Ferdinand Peroutka, Le nuage et la valse

Ferdinand Peroutka © D. R.

Entre les « Juifs indésirables » du début du roman, qui fait de Prague l’une des capitales des ténèbres et, dans la suite du livre, les descriptions des bordels des camps, de la scène d’un détenu qui s’est livré au cannibalisme (« C’était la chair de son ami, avant de mourir, il l’avait autorisé »), le lecteur aura fait l’apprentissage de l’impensable « banalité du mal ». Les personnages de Peroutka, eux, citent Oscar Wilde, se demandent si Dieu envoie aux hommes des épreuves pour les rendre meilleurs, cherchent leur revanche en croyant se souvenir que Hitler était le petit-fils illégitime d’un riche juif chez qui sa grand-mère avait été domestique, et rappellent que, d’Anne Frank à Amsterdam à Léon Blum à Paris, tous attendaient l’armée invisible.

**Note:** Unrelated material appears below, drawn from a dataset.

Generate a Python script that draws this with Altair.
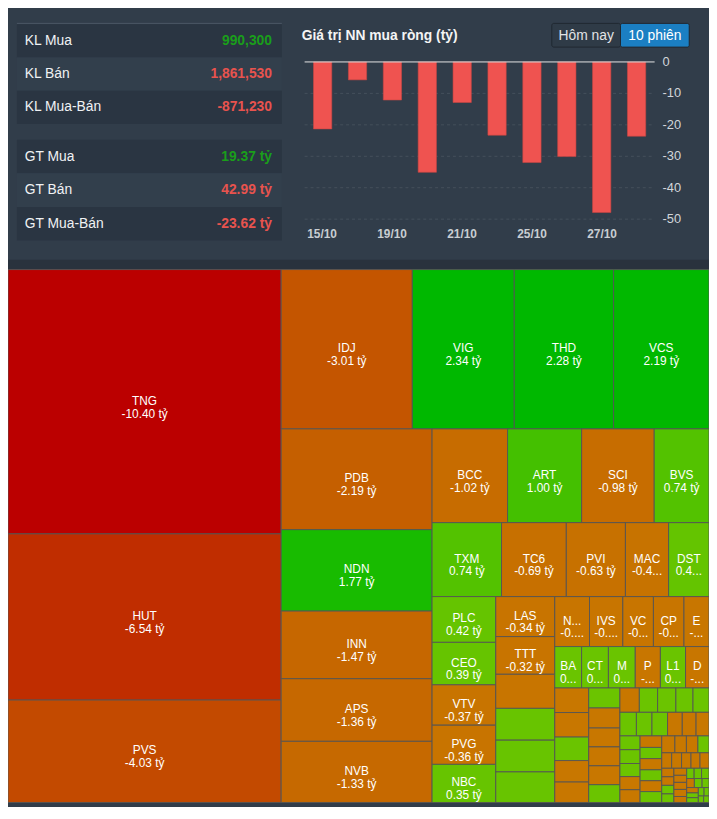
import altair as alt
import pandas as pd

# ---------------- data ----------------
tbl_labels = ["KL Mua", "KL Bán", "KL Mua-Bán", "GT Mua", "GT Bán", "GT Mua-Bán"]
tbl_values = [990300, 1861530, -871230, 19.37, 42.99, -23.62]
tbl_group = ["KL", "KL", "KL", "GT", "GT", "GT"]
tbl_side = ["buy", "sell", "net", "buy", "sell", "net"]

sessions = ["15/10", "18/10", "19/10", "20/10", "21/10", "22/10", "25/10", "26/10", "27/10", "28/10"]
net_buy = [-21.3, -5.7, -12.1, -35.1, -12.9, -23.3, -32.0, -30.1, -47.9, -23.62]
y_ticks = [0, -10, -20, -30, -40, -50]
x_tick_labels = ["15/10", "19/10", "21/10", "25/10", "27/10"]

title_text = "Giá trị NN mua ròng (tỷ)"
buttons = ["Hôm nay", "10 phiên"]
button_active = [False, True]

tm_symbols = ["TNG", "HUT", "PVS", "IDJ", "VIG", "THD", "VCS", "PDB", "NDN", "INN",
              "APS", "NVB", "BCC", "ART", "SCI", "BVS", "TXM", "TC6", "PVI", "MAC",
              "DST", "PLC", "CEO", "VTV", "PVG", "NBC", "LAS", "TTT",
              "", "", "", "",
              "N...", "IVS", "VC", "CP", "E", "BA", "CT", "M", "P", "L1", "D"]
tm_values = [-10.40, -6.54, -4.03, -3.01, 2.34, 2.28, 2.19, -2.19, 1.77, -1.47,
             -1.36, -1.33, -1.02, 1.00, -0.98, 0.74, 0.74, -0.69, -0.63, -0.46,
             0.43, 0.42, 0.39, -0.37, -0.36, 0.35, -0.34, -0.32,
             -0.29, 0.27, 0.27, 0.26,
             -0.25, -0.24, -0.22, -0.22, -0.18, 0.16, 0.16, 0.16, -0.15, 0.15, -0.14]
tm_tail = [-0.12, -0.12, 0.115, -0.105, -0.10,
           0.09, -0.09, -0.085, -0.085, -0.085, 0.08,
           -0.068, 0.064, 0.064, 0.06, 0.056, 0.056,
           0.053, 0.053, -0.05, -0.047, -0.044, 0.04,
           0.04, 0.038, -0.038, -0.037, -0.036,
           0.035, -0.035, 0.034, -0.034, 0.034,
           -0.032, -0.028, -0.028, 0.027,
           -0.022, -0.022, -0.021, -0.02, -0.02,
           -0.015, -0.015, 0.015, 0.015,
           -0.013, -0.013, -0.013, -0.013,
           -0.011, 0.011, 0.011, 0.011, -0.01, 0.01,
           0.009, -0.009, 0.008, 0.008, 0.007, 0.006, 0.005, 0.005]

# ---------------- layout constants (pixels) ----------------
FONT = "Liberation Sans, Arial, sans-serif"
W, H = 709, 799
TM_TOP = 260
VW, VH = 717.0, 551.0          # treemap layout box (aspect of the original)


# ---------------- treemap layout (d3 squarify) ----------------
def squarify(values, x0, y0, x1, y1, ratio=(1 + 5 ** 0.5) / 2):
    n = len(values)
    out = [None] * n
    value = float(sum(values))
    i0 = i1 = 0
    while i0 < n:
        dx, dy = x1 - x0, y1 - y0
        sumv = values[i1]
        i1 += 1
        minv = maxv = sumv
        alpha = max(dy / dx, dx / dy) / (value * ratio)
        beta = sumv * sumv * alpha
        minratio = max(maxv / beta, beta / minv)
        while i1 < n:
            nv = values[i1]
            sumv += nv
            minv = min(minv, nv)
            maxv = max(maxv, nv)
            beta = sumv * sumv * alpha
            nr = max(maxv / beta, beta / minv)
            if nr > minratio:
                sumv -= nv
                break
            minratio = nr
            i1 += 1
        if dx < dy:
            yy = y0 + dy * sumv / value
            cx = x0
            for i in range(i0, i1):
                w = (x1 - x0) * values[i] / sumv
                out[i] = (cx, y0, cx + w, yy)
                cx += w
            y0 = yy
        else:
            xx = x0 + dx * sumv / value
            cy = y0
            for i in range(i0, i1):
                h = (y1 - y0) * values[i] / sumv
                out[i] = (x0, cy, xx, cy + h)
                cy += h
            x0 = xx
        value -= sumv
        i0 = i1
    return out


syms = tm_symbols + ["" for _ in tm_tail]
vals = tm_values + tm_tail
order = sorted(range(len(vals)), key=lambda k: -abs(vals[k]))
syms = [syms[k] for k in order]
vals = [vals[k] for k in order]
rects = squarify([abs(v) for v in vals], 0, 0, VW, VH)
tm = pd.DataFrame({
    "sym": syms, "v": vals,
    "x0": [r[0] for r in rects], "y0": [r[1] for r in rects],
    "x1": [r[2] for r in rects], "y1": [r[3] for r in rects],
})
tm["cx"] = (tm.x0 + tm.x1) / 2
tm["cy"] = (tm.y0 + tm.y1) / 2
tm["w"] = tm.x1 - tm.x0
tm["h"] = tm.y1 - tm.y0
tm["wpx"] = tm.w * W / VW
tm["lab"] = [f"{s}\n{v:.2f} tỷ" for s, v in zip(tm.sym, tm.v)]

# ---------------- table ----------------
tdf = pd.DataFrame({"label": tbl_labels, "val": tbl_values, "grp": tbl_group, "side": tbl_side})
tdf["txt"] = [f"{int(v):,}" if g == "KL" else f"{v:.2f} tỷ" for v, g in zip(tdf.val, tdf.grp)]
tdf["i"] = tdf.groupby("grp").cumcount()
tdf["pos"] = [(s == "buy") or (s == "net" and v > 0) for s, v in zip(tdf.side, tdf.val)]

GREEN = "#1a9e1a"
RED = "#e8534e"

layers = []


def table_layers(g, rng):
    d = tdf[tdf.grp == g]
    yenc = alt.Y("label:N", sort=None, axis=None,
                 scale=alt.Scale(domain=list(d.label), range=rng, paddingInner=0, paddingOuter=0))
    base = alt.Chart(d)
    rect = base.mark_rect().encode(
        x=alt.value(9), x2=alt.value(277), y=yenc,
        fill=alt.condition("datum.i % 2 == 0", alt.value("#2a3542"), alt.value("#323f4c")))
    lab = base.mark_text(align="left", baseline="middle", font=FONT, fontSize=14, color="#f0f2f4").encode(
        x=alt.value(17), y=yenc, text="label:N")
    val = base.mark_text(align="right", baseline="middle", font=FONT, fontSize=14, fontWeight="bold").encode(
        x=alt.value(267), y=yenc, text="txt:N",
        color=alt.condition("datum.pos", alt.value(GREEN), alt.value(RED)))
    return [rect, lab, val]


layers += table_layers("KL", [12, 112.7])
layers += table_layers("GT", [128.7, 230.7])
layers.append(alt.Chart(pd.DataFrame({"k": [0]})).mark_rule(color="#4b5764", strokeWidth=1).encode(
    x=alt.value(9), x2=alt.value(277), y=alt.value(11)))

# ---------------- bar chart ----------------
bar_df = pd.DataFrame({"date": sessions, "net": net_buy})
xs = alt.Scale(domain=sessions, range=[300, 654], paddingInner=0.476, paddingOuter=0.255)
ys = alt.Scale(domain=[-50, 0], range=[209, 50], nice=False)
tick_df = pd.DataFrame({"t": y_ticks, "lab": [str(t) for t in y_ticks]})

layers.append(alt.Chart(tick_df[tick_df.t != 0]).mark_rule(color="#45505b", strokeDash=[3, 3], strokeWidth=1).encode(
    y=alt.Y("t:Q", scale=ys, axis=None), x=alt.value(300), x2=alt.value(654)))
layers.append(alt.Chart(bar_df).mark_bar(color="#ef5350", stroke="#c94542", strokeWidth=0.6).encode(
    x=alt.X("date:N", sort=None, scale=xs, axis=None),
    y=alt.Y("net:Q", scale=ys, axis=None)))
layers.append(alt.Chart(tick_df[tick_df.t == 0]).mark_rule(color="#e6e6e6", strokeWidth=1).encode(
    y=alt.Y("t:Q", scale=ys, axis=None), x=alt.value(300), x2=alt.value(654)))
layers.append(alt.Chart(tick_df).mark_text(align="left", baseline="middle", font=FONT, fontSize=13, color="#d2d6da").encode(
    y=alt.Y("t:Q", scale=ys, axis=None), x=alt.value(662), text="lab:N"))
layers.append(alt.Chart(pd.DataFrame({"date": x_tick_labels})).mark_text(
    baseline="middle", font=FONT, fontSize=12, fontWeight="bold", color="#c8cdd2").encode(
    x=alt.X("date:N", sort=None, scale=xs, axis=None), y=alt.value(224), text="date:N"))

# title + buttons
layers.append(alt.Chart(pd.DataFrame({"t": [title_text]})).mark_text(
    align="left", baseline="middle", font=FONT, fontSize=14, fontWeight="bold", color="#f4f4f4").encode(
    x=alt.value(297), y=alt.value(24), text="t:N"))
btn_df = pd.DataFrame({"b": buttons, "active": button_active})
bxs = alt.Scale(domain=buttons, range=[550, 689], paddingInner=0, paddingOuter=0)
layers.append(alt.Chart(btn_df).mark_rect(stroke="#1f2731", strokeWidth=1, cornerRadius=2).encode(
    x=alt.X("b:N", sort=None, scale=bxs, axis=None), y=alt.value(11), y2=alt.value(35),
    fill=alt.condition("datum.active", alt.value("#1b7fc3"), alt.value("#2f3b47"))))
layers.append(alt.Chart(btn_df).mark_text(baseline="middle", font=FONT, fontSize=14).encode(
    x=alt.X("b:N", sort=None, scale=bxs, axis=None), y=alt.value(24), text="b:N",
    color=alt.condition("datum.active", alt.value("#ffffff"), alt.value("#e2e4e6"))))

# separator strip
layers.append(alt.Chart(pd.DataFrame({"k": [0]})).mark_rect(color="#29323d").encode(
    x=alt.value(0), x2=alt.value(W), y=alt.value(250), y2=alt.value(TM_TOP)))

# ---------------- treemap ----------------
txs = alt.Scale(domain=[0, VW], range=[0, W], nice=False, zero=False)
tys = alt.Scale(domain=[0, VH], range=[TM_TOP, H], nice=False, zero=False)
cscale = alt.Scale(domain=[-10.4, -0.001, 0.001, 0.4, 2.2],
                   range=["#bb0000", "#c87800", "#6cc400", "#66c400", "#00b800"],
                   interpolate="rgb", clamp=True)
layers.append(alt.Chart(tm).mark_rect(stroke="#555555", strokeWidth=1, strokeOpacity=0.9).encode(
    x=alt.X("x0:Q", scale=txs, axis=None), x2="x1:Q",
    y=alt.Y("y0:Q", scale=tys, axis=None), y2="y1:Q",
    fill=alt.Fill("v:Q", scale=cscale, legend=None)))
lab_df = tm[(tm.h >= 37) & (tm.w >= 15)]
layers.append(alt.Chart(lab_df).mark_text(
    baseline="middle", font=FONT, fontSize=12, color="#ffffff", dy=-1, lineBreak="\n", lineHeight=13,
    limit=alt.ExprRef(expr="datum.wpx - 8"), ellipsis="...").encode(
    x=alt.X("cx:Q", scale=txs, axis=None), y=alt.Y("cy:Q", scale=tys, axis=None), text="lab:N"))

chart = alt.layer(*layers).resolve_scale(x="independent", y="independent").properties(
    width=W, height=H, autosize=alt.AutoSizeParams(type="none"), padding=0
).configure(background="#313d4a").configure_view(stroke=None)

chart.save("out.html", embed_options={"renderer": "svg", "actions": False})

C’est cet espoir de voir l’armée invisible en marche qui anime les prisonniers du Nuage et la valse, dont certains se disent que les écrivains sont les nouvelles idoles, mais « il est très vraisemblable qu’il se trouve parmi eux le même pourcentage de salauds que chez les hommes politiques, les hommes d’affaires, les beaux-pères, les juges et les prêtres ». De quoi sont capables les écrivains ? s’interroge en substance Ferdinand Peroutka, qui mêle l’ironie amère à ses cruels dons d’observation. À l’ère des témoins succède celle des voyeurs, des insouciants ou des amnésiques, quand les touristes visitent le Nid d’aigle, quand les enfants jouent avec une de ces poupées en chiffon représentant Hitler qui se sont si bien vendues… Ceux qui vivaient dans l’attente de l’armée invisible sont peut-être eux-mêmes en train de disparaître dans les temps présents, si oublieux.